#### What to produce:
Set down the data below from its first line to the line holding "years = list(range(1976, 2015))", inclusive; omit all pictures.

#### Extracted information:
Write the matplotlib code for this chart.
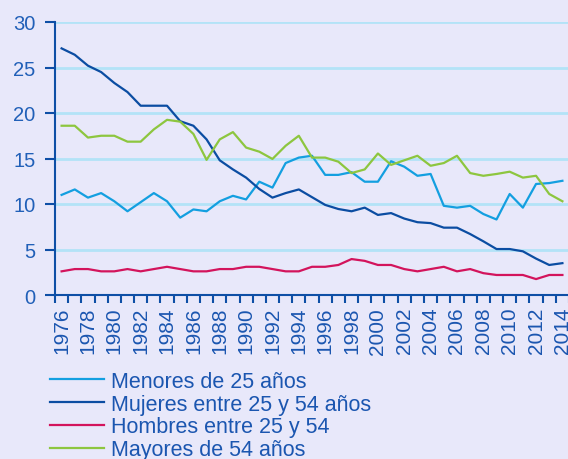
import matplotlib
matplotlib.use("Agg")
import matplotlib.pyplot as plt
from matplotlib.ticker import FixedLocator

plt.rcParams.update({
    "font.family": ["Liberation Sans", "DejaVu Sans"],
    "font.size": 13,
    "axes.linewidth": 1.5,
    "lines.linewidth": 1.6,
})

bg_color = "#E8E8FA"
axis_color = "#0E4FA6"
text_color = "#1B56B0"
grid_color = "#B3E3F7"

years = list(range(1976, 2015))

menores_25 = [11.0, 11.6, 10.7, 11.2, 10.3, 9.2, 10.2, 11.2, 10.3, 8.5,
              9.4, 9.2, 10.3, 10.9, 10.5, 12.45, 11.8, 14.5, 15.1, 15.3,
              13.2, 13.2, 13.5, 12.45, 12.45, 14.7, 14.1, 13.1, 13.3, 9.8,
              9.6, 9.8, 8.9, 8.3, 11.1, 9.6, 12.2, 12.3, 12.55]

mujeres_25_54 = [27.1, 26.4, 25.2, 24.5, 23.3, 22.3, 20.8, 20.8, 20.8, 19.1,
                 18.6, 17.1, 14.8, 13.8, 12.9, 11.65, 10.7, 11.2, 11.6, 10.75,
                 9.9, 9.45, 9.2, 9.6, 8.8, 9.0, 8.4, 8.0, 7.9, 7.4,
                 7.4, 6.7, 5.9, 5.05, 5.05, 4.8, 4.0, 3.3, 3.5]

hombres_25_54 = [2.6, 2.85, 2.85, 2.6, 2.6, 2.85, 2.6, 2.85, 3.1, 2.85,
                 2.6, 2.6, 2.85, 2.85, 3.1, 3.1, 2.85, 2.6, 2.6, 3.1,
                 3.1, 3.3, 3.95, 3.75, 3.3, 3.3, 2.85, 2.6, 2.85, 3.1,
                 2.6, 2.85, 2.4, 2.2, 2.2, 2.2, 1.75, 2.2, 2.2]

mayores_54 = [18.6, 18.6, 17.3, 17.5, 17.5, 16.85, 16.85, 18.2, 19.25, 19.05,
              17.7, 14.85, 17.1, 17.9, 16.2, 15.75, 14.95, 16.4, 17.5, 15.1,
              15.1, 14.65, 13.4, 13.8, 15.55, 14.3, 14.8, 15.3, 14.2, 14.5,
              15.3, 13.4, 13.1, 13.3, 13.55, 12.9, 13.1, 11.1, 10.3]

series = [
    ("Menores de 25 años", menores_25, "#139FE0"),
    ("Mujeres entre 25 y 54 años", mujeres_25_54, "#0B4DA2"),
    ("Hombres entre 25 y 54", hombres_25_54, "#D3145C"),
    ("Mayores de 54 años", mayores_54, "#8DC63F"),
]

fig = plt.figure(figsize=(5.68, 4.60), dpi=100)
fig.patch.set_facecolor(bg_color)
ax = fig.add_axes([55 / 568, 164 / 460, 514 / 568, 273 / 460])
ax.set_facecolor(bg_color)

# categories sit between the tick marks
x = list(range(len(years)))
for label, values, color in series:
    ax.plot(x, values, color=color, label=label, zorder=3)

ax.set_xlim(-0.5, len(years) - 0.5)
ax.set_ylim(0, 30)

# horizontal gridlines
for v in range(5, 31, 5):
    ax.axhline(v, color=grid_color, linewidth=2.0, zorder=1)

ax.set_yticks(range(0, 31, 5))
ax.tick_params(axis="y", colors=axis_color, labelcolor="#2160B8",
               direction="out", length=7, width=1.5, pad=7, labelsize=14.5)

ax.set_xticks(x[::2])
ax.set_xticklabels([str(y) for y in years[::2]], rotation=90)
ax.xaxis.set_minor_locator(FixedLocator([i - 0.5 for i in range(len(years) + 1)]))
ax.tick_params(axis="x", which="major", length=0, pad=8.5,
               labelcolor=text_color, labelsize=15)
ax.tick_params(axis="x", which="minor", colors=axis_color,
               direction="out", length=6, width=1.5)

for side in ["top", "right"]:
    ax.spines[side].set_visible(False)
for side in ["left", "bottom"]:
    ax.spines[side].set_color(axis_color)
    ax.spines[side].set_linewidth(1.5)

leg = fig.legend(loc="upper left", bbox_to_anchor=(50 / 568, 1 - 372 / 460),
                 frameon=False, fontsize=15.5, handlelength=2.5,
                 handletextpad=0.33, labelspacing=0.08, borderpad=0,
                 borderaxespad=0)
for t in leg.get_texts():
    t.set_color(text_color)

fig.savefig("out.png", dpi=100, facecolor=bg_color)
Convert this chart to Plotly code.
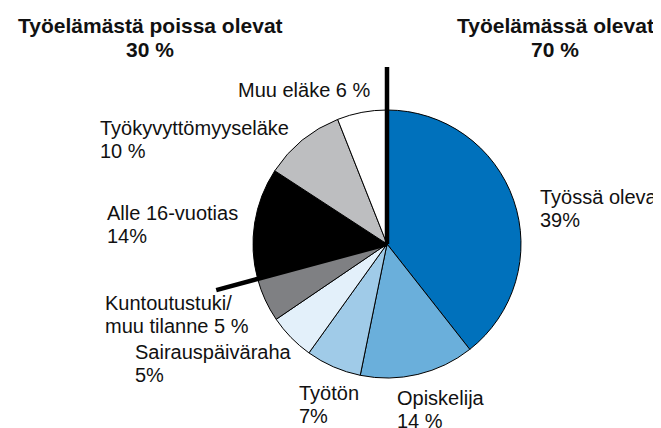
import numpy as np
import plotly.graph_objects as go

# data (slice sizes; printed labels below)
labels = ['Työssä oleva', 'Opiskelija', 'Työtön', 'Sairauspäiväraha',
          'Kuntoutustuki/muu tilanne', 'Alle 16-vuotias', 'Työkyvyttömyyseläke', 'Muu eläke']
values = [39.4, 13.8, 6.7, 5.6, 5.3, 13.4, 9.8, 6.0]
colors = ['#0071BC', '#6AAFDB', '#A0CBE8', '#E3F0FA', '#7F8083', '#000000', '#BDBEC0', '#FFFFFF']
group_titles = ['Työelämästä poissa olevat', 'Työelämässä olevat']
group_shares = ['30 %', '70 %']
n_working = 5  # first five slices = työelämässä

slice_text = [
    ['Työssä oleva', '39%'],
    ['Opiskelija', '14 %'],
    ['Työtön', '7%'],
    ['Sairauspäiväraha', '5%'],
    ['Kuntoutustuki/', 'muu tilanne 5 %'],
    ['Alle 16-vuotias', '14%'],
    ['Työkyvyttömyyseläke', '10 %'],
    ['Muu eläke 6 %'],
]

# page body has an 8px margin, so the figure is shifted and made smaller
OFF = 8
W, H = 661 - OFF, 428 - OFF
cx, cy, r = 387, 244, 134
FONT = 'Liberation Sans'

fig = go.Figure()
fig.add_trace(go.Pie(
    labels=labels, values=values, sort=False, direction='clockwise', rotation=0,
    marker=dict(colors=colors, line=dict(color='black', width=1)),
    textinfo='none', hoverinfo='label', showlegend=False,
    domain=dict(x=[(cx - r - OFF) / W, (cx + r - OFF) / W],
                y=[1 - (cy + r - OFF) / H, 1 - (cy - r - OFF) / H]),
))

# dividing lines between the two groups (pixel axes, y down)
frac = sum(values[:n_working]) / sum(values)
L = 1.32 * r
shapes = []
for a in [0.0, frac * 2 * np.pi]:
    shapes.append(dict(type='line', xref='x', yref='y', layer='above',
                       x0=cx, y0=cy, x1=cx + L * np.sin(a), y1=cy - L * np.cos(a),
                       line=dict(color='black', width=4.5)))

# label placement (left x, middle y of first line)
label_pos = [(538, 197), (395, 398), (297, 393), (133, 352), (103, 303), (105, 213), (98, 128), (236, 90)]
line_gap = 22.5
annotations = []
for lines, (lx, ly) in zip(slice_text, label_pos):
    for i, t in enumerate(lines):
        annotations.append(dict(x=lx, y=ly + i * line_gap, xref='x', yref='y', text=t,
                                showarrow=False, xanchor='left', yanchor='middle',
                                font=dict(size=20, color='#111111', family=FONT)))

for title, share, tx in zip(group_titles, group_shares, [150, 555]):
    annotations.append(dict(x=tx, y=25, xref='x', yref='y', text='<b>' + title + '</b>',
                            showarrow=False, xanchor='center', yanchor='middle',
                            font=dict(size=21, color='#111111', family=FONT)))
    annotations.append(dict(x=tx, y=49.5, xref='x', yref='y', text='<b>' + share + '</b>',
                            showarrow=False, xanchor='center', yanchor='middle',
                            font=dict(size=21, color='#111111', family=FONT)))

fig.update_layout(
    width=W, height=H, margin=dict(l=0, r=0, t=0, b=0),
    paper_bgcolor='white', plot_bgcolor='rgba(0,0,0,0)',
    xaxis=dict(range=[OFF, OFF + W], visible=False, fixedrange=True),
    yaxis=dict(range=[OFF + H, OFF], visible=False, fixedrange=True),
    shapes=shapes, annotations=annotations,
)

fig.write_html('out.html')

#### Full answer:
Write the matplotlib code for this chart.
import matplotlib
matplotlib.use("Agg")
import matplotlib.pyplot as plt
from matplotlib.ticker import FixedLocator

plt.rcParams.update({
    "font.family": ["Liberation Sans", "DejaVu Sans"],
    "font.size": 13,
    "axes.linewidth": 1.5,
    "lines.linewidth": 1.6,
})

bg_color = "#E8E8FA"
axis_color = "#0E4FA6"
text_color = "#1B56B0"
grid_color = "#B3E3F7"

years = list(range(1976, 2015))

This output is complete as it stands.